New stuff to do. I'm sure you'll find more things for me to do. How about yourself? What are you grateful for and what are you looking forward to? I'm also grateful for, one, having amazing colleagues. I'm not just saying this because you're here, but having amazing colleagues. Yeah, also have a very privileged life. Couldn't be more grateful for my family, my friends, my partner, my colleagues. Great job. So grateful for everything and everyone in my life. And then what am I looking forward to in 2025?
So I'm kind of excited for a bit of a correction to happen in the AI space. I'm very excited about the potential for AI, but I also see a risk of the, maybe I'll say it this way, the Bitcoinification of AI, where you see a lot of hype around the AI space that tends to create either false expectations or negative emotion around AI.

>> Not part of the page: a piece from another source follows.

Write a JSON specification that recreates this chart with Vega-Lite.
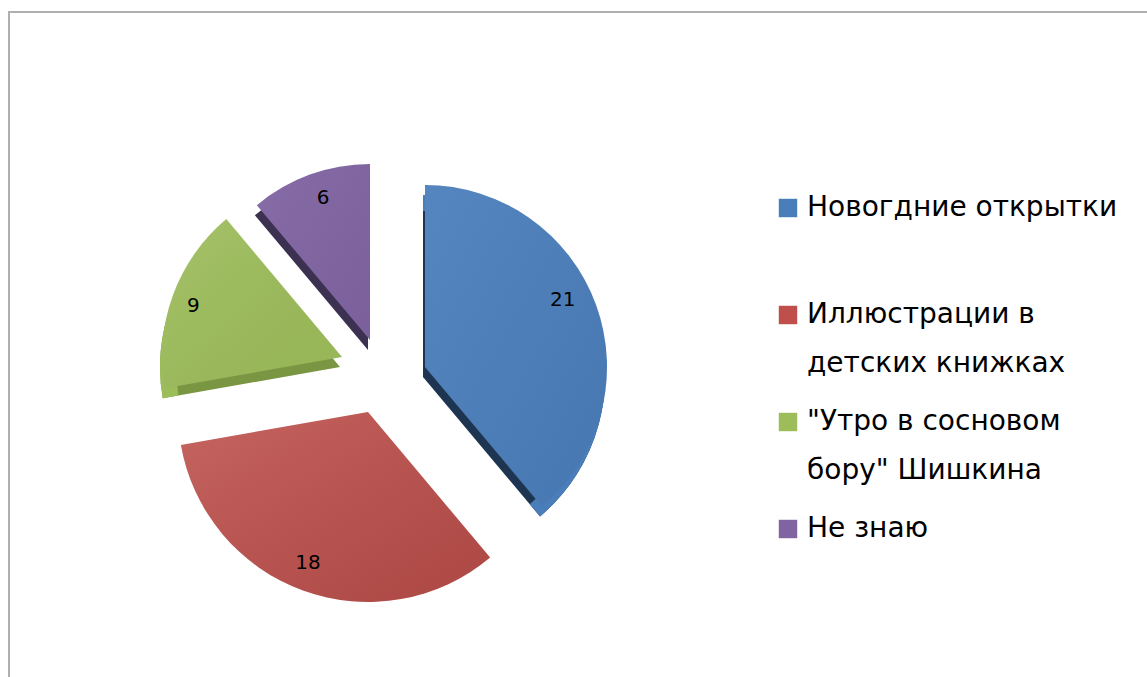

I'm excited for that to subside slightly as we mature more with the technology. And, you know, it does seem like we're going to reach some form of plateau, at least in the intelligence of the models. The product experience will get better. The agentic capabilities will get better. And then, yeah, what that means as well is that, you know, maybe certain startups will take a hit, but at least we'll have a much more grounded industry as well. So that's what I'm looking forward to in 2025. Seeing less AI hype and seeing more AI value, essentially.
Less hype, more value. But yeah, talking about AI capabilities plateauing, that's a very controversial take there. Lots of arguments around this. Is AI, particularly generative AI, going to scale on us much further? Yeah, that sounds like a good follow-up episode. Something to cover in the next Industry Roundup. Something to cover in the Industry Roundup. And with that, I think we'll end it here for today. We will be taking a break on DataFrame, I think, starting for the last two weeks of December, and we'll come back with new episodes.
for the start of the year. Very excited to kick off the new year with you, Richie. All right. Likewise.